### DATA BLOCK ###

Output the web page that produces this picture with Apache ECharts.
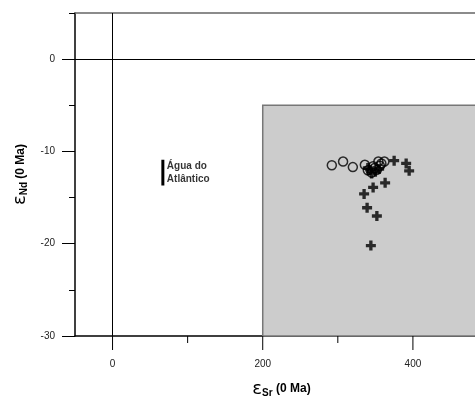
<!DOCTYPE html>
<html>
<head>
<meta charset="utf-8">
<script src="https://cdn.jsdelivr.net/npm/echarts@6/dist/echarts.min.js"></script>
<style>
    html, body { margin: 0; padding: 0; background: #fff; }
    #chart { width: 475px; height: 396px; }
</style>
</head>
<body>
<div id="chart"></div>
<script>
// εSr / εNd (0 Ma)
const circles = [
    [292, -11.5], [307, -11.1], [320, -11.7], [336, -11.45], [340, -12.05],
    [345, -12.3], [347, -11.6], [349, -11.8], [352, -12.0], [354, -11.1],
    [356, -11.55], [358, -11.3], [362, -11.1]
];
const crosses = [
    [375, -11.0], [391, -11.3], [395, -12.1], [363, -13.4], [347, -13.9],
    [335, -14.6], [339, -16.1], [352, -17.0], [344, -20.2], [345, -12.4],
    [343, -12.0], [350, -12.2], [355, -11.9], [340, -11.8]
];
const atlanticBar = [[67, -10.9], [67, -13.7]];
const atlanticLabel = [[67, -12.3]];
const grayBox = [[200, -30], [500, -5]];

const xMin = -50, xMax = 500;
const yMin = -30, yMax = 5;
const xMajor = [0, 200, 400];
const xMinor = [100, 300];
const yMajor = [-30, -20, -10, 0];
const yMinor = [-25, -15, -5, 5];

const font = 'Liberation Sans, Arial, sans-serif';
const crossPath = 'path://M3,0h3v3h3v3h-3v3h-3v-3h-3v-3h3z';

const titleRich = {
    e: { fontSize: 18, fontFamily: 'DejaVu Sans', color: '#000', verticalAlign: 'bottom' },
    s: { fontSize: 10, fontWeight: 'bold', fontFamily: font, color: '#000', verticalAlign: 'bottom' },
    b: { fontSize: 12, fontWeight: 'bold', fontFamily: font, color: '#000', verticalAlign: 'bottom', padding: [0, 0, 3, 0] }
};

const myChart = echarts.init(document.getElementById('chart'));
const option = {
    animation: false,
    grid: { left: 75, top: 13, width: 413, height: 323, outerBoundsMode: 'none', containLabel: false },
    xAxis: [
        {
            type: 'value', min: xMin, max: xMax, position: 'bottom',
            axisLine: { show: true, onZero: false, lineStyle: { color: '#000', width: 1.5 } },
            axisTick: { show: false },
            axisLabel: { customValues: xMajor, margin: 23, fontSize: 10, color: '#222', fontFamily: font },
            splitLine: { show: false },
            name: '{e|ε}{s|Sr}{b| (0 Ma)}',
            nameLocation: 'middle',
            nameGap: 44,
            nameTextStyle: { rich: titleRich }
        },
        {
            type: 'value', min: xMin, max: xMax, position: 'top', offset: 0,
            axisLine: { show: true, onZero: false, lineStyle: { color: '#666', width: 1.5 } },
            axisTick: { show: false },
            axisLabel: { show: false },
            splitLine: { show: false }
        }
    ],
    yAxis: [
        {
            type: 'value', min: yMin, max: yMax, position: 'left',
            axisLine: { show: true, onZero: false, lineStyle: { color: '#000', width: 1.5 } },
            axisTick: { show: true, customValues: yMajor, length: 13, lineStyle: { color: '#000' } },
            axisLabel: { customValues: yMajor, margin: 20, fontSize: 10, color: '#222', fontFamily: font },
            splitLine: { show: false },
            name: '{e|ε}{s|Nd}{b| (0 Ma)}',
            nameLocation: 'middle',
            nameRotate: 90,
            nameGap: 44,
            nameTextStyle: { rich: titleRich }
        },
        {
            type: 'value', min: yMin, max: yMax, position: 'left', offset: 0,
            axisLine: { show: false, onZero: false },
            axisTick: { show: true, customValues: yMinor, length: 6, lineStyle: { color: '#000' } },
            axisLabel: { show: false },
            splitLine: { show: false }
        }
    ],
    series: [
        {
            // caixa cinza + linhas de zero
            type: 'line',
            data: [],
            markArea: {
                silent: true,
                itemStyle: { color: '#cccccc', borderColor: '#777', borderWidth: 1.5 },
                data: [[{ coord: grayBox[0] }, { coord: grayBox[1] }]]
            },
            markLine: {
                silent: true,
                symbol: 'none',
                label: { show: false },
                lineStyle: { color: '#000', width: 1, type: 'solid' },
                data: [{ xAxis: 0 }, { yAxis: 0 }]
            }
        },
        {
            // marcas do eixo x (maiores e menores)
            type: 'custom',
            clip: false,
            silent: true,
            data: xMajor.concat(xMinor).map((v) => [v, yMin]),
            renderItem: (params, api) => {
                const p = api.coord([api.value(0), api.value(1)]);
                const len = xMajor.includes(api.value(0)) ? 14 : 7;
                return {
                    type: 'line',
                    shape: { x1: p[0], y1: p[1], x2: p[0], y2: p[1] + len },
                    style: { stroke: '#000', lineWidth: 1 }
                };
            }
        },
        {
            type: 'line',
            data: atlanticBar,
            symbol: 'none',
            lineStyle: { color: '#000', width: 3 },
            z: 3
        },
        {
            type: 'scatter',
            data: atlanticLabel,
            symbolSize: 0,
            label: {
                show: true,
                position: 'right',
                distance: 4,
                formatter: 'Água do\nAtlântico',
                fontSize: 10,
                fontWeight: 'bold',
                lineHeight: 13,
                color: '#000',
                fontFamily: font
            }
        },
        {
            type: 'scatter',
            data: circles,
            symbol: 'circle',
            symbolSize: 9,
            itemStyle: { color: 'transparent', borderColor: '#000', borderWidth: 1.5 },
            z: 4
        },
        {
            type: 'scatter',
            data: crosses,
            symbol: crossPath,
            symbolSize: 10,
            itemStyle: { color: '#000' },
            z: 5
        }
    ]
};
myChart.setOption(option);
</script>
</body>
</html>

###

**WHAT IS REQUIRED:**
Copy out all the data without changing anything, and drop the pictures.

**WORKED SOLUTION:**
Output the web page that produces this picture with Apache ECharts.
<!DOCTYPE html>
<html>
<head>
<meta charset="utf-8">
<script src="https://cdn.jsdelivr.net/npm/echarts@6/dist/echarts.min.js"></script>
<style>
    html, body { margin: 0; padding: 0; background: #fff; }
    #chart { width: 475px; height: 396px; }
</style>
</head>
<body>
<div id="chart"></div>
<script>
// εSr / εNd (0 Ma)
const circles = [
    [292, -11.5], [307, -11.1], [320, -11.7], [336, -11.45], [340, -12.05],
    [345, -12.3], [347, -11.6], [349, -11.8], [352, -12.0], [354, -11.1],
    [356, -11.55], [358, -11.3], [362, -11.1]
];
const crosses = [
    [375, -11.0], [391, -11.3], [395, -12.1], [363, -13.4], [347, -13.9],
    [335, -14.6], [339, -16.1], [352, -17.0], [344, -20.2], [345, -12.4],
    [343, -12.0], [350, -12.2], [355, -11.9], [340, -11.8]
];
const atlanticBar = [[67, -10.9], [67, -13.7]];
const atlanticLabel = [[67, -12.3]];
const grayBox = [[200, -30], [500, -5]];

const xMin = -50, xMax = 500;
const yMin = -30, yMax = 5;
const xMajor = [0, 200, 400];
const xMinor = [100, 300];
const yMajor = [-30, -20, -10, 0];
const yMinor = [-25, -15, -5, 5];

const font = 'Liberation Sans, Arial, sans-serif';
const crossPath = 'path://M3,0h3v3h3v3h-3v3h-3v-3h-3v-3h3z';

const titleRich = {
    e: { fontSize: 18, fontFamily: 'DejaVu Sans', color: '#000', verticalAlign: 'bottom' },
    s: { fontSize: 10, fontWeight: 'bold', fontFamily: font, color: '#000', verticalAlign: 'bottom' },
    b: { fontSize: 12, fontWeight: 'bold', fontFamily: font, color: '#000', verticalAlign: 'bottom', padding: [0, 0, 3, 0] }
};

const myChart = echarts.init(document.getElementById('chart'));
const option = {
    animation: false,
    grid: { left: 75, top: 13, width: 413, height: 323, outerBoundsMode: 'none', containLabel: false },
    xAxis: [
        {
            type: 'value', min: xMin, max: xMax, position: 'bottom',
            axisLine: { show: true, onZero: false, lineStyle: { color: '#000', width: 1.5 } },
            axisTick: { show: false },
            axisLabel: { customValues: xMajor, margin: 23, fontSize: 10, color: '#222', fontFamily: font },
            splitLine: { show: false },
            name: '{e|ε}{s|Sr}{b| (0 Ma)}',
            nameLocation: 'middle',
            nameGap: 44,
            nameTextStyle: { rich: titleRich }
        },
        {
            type: 'value', min: xMin, max: xMax, position: 'top', offset: 0,
            axisLine: { show: true, onZero: false, lineStyle: { color: '#666', width: 1.5 } },
            axisTick: { show: false },
            axisLabel: { show: false },
            splitLine: { show: false }
        }
    ],
    yAxis: [
        {
            type: 'value', min: yMin, max: yMax, position: 'left',
            axisLine: { show: true, onZero: false, lineStyle: { color: '#000', width: 1.5 } },
            axisTick: { show: true, customValues: yMajor, length: 13, lineStyle: { color: '#000' } },
            axisLabel: { customValues: yMajor, margin: 20, fontSize: 10, color: '#222', fontFamily: font },
            splitLine: { show: false },
            name: '{e|ε}{s|Nd}{b| (0 Ma)}',
            nameLocation: 'middle',
            nameRotate: 90,
            nameGap: 44,
            nameTextStyle: { rich: titleRich }
        },
        {
            type: 'value', min: yMin, max: yMax, position: 'left', offset: 0,
            axisLine: { show: false, onZero: false },
            axisTick: { show: true, customValues: yMinor, length: 6, lineStyle: { color: '#000' } },
            axisLabel: { show: false },
            splitLine: { show: false }
        }
    ],
    series: [
        {
            // caixa cinza + linhas de zero
            type: 'line',
            data: [],
            markArea: {
                silent: true,
                itemStyle: { color: '#cccccc', borderColor: '#777', borderWidth: 1.5 },
                data: [[{ coord: grayBox[0] }, { coord: grayBox[1] }]]
            },
            markLine: {
                silent: true,
                symbol: 'none',
                label: { show: false },
                lineStyle: { color: '#000', width: 1, type: 'solid' },
                data: [{ xAxis: 0 }, { yAxis: 0 }]
            }
        },
        {
            // marcas do eixo x (maiores e menores)
            type: 'custom',
            clip: false,
            silent: true,
            data: xMajor.concat(xMinor).map((v) => [v, yMin]),
            renderItem: (params, api) => {
                const p = api.coord([api.value(0), api.value(1)]);
                const len = xMajor.includes(api.value(0)) ? 14 : 7;
                return {
                    type: 'line',
                    shape: { x1: p[0], y1: p[1], x2: p[0], y2: p[1] + len },
                    style: { stroke: '#000', lineWidth: 1 }
                };
            }
        },
        {
            type: 'line',
            data: atlanticBar,
            symbol: 'none',
            lineStyle: { color: '#000', width: 3 },
            z: 3
        },
        {
            type: 'scatter',
            data: atlanticLabel,
            symbolSize: 0,
            label: {
                show: true,
                position: 'right',
                distance: 4,
                formatter: 'Água do\nAtlântico',
                fontSize: 10,
                fontWeight: 'bold',
                lineHeight: 13,
                color: '#000',
                fontFamily: font
            }
        },
        {
            type: 'scatter',
            data: circles,
            symbol: 'circle',
            symbolSize: 9,
            itemStyle: { color: 'transparent', borderColor: '#000', borderWidth: 1.5 },
            z: 4
        },
        {
            type: 'scatter',
            data: crosses,
            symbol: crossPath,
            symbolSize: 10,
            itemStyle: { color: '#000' },
            z: 5
        }
    ]
};
myChart.setOption(option);
</script>
</body>
</html>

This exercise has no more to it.